Hierbei geht es nicht nur um Farbenspiele. Mehr Parteien in den Parlamenten bedeuten einerseits, dass mehr Meinungen vertreten sind. Andererseits erzwingen sie geradezu Dreier-Koalitionen. Ohne Kompromisse sind aber Koalitionen nicht möglich. In Dreier-Koalitionen werden jedoch zwangsläufig noch mehr Positionen der beteiligten Parteien auf dem Koalitionsaltar geopfert als in klassischen Zweier-Beziehungen. Die unausweichliche Folge: Noch mehr Wähler sind enttäuscht, dass „ihre“ Partei so wenig von dem einhält oder einhalten kann, was sie vor der Wahl versprochen hat. Das birgt die Gefahr, dass die Parteienverdrossenheit weiter wächst, was wiederum tendenziell die linken und rechten Ränder stärkt.

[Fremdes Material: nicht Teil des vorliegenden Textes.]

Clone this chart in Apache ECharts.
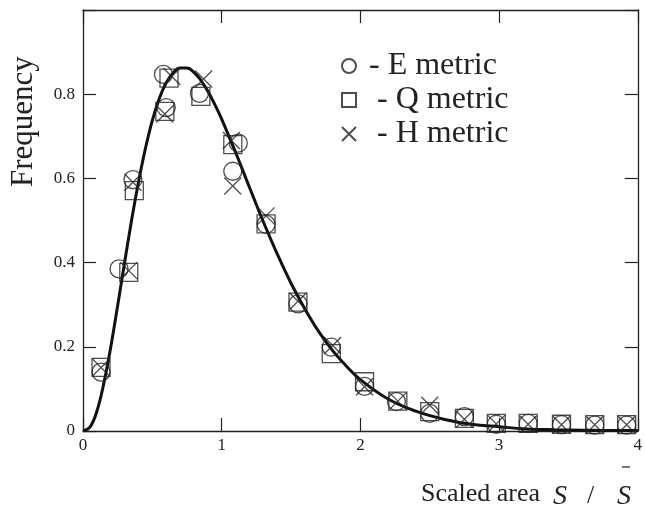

Im Sechs-Parteien-Parlament wird noch eine weitere Gewissheit außer Kraft gesetzt: Die Opposition von heute ist nicht mehr die potentielle Regierung von morgen, wie das zu Zeiten von Schwarz-Gelb und Rot-Grün üblich war. Diese Pärchen wurden gewählt, abgewählt, wiedergewählt. Das ist vorbei. Wenn eine Dreier-Koalition ihre Mehrheit verliert, ist durchaus möglich, dass sich zwei Regierungsparteien einen
Neuen dritten Partner suchen. Was nicht gerade dem parlamentarischen Ideal entspricht.

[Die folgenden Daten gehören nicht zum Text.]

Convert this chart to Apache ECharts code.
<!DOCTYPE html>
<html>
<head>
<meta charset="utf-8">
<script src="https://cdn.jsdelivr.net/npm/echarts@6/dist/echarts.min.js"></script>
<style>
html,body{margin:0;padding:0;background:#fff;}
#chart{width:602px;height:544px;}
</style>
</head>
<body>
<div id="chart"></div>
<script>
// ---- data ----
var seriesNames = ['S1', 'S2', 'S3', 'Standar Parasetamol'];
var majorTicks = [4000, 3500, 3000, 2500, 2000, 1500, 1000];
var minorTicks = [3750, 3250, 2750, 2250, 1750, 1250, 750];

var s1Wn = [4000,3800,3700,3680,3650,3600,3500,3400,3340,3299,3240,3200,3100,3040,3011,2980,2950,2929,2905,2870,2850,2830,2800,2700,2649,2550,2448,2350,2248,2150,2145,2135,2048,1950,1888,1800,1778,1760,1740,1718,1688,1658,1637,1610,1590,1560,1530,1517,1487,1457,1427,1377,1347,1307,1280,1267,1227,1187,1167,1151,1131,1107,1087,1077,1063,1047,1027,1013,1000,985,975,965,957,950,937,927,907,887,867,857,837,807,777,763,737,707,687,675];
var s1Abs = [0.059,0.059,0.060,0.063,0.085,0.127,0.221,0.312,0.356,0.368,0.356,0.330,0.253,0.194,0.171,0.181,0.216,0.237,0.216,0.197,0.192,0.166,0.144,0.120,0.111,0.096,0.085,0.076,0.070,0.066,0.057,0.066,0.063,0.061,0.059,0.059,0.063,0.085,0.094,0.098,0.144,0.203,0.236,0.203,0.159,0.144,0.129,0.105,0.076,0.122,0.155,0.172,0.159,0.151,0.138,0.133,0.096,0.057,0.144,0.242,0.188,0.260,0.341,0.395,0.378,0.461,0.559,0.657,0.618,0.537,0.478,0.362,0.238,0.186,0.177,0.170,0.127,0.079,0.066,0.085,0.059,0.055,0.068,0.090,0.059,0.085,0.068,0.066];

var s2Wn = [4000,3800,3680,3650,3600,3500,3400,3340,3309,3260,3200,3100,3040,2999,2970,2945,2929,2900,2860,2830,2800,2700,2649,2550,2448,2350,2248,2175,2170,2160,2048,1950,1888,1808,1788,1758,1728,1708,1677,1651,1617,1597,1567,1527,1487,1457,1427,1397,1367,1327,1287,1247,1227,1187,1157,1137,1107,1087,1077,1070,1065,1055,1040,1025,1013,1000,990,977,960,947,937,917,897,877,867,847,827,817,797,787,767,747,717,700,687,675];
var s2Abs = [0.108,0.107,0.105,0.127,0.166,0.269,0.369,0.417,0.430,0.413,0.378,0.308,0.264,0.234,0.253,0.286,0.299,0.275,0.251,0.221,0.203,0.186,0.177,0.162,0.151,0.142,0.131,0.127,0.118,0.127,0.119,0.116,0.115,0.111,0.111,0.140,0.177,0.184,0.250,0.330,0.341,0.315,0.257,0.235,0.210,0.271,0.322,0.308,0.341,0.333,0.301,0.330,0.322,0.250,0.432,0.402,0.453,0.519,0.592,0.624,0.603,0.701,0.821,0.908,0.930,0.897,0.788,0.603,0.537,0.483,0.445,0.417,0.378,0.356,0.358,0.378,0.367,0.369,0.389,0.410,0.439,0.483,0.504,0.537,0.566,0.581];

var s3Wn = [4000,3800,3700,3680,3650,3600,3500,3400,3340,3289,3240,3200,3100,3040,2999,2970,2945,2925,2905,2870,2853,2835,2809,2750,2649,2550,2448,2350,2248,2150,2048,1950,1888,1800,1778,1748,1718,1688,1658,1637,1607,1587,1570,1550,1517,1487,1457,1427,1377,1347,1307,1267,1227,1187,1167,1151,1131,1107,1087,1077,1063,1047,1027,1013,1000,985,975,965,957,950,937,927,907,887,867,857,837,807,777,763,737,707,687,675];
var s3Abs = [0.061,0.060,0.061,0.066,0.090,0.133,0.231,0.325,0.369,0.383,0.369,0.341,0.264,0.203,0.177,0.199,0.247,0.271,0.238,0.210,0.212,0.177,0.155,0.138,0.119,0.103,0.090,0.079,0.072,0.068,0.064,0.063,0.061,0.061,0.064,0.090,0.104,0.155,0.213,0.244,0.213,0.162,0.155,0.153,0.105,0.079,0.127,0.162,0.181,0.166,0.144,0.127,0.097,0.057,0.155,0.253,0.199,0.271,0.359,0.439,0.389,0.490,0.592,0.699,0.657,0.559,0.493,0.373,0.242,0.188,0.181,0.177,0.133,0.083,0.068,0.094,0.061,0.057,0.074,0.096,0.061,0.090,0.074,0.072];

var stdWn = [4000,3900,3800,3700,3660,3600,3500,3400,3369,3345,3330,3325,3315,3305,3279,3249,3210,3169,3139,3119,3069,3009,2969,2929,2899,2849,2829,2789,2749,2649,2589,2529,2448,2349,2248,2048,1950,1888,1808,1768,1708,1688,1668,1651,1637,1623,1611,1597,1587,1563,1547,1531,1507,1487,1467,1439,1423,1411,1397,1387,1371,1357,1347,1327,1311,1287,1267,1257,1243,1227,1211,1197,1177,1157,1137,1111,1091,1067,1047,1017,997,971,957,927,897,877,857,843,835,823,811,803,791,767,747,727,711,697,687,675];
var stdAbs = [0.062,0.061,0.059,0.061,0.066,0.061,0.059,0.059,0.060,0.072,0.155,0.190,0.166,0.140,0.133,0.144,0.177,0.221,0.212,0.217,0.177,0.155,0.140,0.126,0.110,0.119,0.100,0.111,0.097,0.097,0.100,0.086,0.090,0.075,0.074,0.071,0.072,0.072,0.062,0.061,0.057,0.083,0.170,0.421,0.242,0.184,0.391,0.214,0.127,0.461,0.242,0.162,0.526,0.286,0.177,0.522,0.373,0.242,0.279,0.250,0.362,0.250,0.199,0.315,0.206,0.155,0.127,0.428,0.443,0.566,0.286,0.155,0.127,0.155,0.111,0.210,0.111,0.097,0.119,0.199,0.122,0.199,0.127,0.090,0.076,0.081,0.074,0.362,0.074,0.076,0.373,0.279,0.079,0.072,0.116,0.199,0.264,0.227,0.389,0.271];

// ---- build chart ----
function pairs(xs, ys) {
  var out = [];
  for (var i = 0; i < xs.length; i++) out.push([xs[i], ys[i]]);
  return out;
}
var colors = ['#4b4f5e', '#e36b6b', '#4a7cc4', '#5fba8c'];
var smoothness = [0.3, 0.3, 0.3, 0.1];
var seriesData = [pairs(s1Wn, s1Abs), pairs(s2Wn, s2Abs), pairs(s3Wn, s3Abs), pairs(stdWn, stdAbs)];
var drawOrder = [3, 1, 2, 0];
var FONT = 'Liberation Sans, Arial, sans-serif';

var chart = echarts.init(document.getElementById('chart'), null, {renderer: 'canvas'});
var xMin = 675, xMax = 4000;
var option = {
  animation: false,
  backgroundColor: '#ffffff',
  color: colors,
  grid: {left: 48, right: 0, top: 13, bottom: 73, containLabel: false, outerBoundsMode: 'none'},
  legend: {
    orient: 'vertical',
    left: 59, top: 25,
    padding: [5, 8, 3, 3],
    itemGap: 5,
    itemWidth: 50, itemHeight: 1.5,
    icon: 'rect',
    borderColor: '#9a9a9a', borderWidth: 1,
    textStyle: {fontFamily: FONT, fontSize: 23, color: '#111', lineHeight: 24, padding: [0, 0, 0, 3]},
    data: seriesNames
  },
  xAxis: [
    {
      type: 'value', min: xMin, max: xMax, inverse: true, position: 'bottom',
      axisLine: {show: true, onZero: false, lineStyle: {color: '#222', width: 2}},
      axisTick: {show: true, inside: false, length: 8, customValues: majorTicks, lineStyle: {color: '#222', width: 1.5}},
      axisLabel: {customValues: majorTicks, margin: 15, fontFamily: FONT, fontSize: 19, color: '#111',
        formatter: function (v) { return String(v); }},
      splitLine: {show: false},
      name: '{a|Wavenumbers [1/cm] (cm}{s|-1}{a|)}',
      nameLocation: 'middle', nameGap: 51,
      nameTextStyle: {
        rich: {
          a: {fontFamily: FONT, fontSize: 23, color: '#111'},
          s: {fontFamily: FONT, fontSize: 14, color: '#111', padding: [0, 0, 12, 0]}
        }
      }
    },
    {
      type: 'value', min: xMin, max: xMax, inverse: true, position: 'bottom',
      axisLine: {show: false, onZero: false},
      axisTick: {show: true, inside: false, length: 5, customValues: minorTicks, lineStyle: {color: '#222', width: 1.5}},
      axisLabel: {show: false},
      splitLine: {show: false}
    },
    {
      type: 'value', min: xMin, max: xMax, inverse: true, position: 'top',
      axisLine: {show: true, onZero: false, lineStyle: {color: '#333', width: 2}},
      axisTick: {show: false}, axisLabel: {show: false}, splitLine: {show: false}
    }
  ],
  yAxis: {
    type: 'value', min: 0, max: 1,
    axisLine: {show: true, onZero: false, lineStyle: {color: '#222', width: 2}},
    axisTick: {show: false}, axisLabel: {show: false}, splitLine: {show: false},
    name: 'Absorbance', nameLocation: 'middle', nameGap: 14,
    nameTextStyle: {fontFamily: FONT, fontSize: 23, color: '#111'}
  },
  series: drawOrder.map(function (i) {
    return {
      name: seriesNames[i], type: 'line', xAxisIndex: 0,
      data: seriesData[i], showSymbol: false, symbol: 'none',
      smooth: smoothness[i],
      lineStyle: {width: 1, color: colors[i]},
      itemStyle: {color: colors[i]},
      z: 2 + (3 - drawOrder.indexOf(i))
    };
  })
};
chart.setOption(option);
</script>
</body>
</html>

Das hat eine fatale Konsequenz: Der Wähler weiß vor der Wahl so gut wie nie, was er mit seiner Stimmabgabe bewirkt. Wer zum Beispiel CDU wählt, um Rot-Grün zu verhindern, kann hinterher von Schwarz-Rot-Grün regiert werden. Wer der SPD seine Stimme gibt, um die CDU von der Regierung fernzuhalten, muss gegebenenfalls die Bildung einer Deutschland-Koalition aus CDU, SPD und Grünen hinnehmen. Willkommen in der neuen bunten Republik. Ihr parlamentarisches Motto lautet: Anything goes.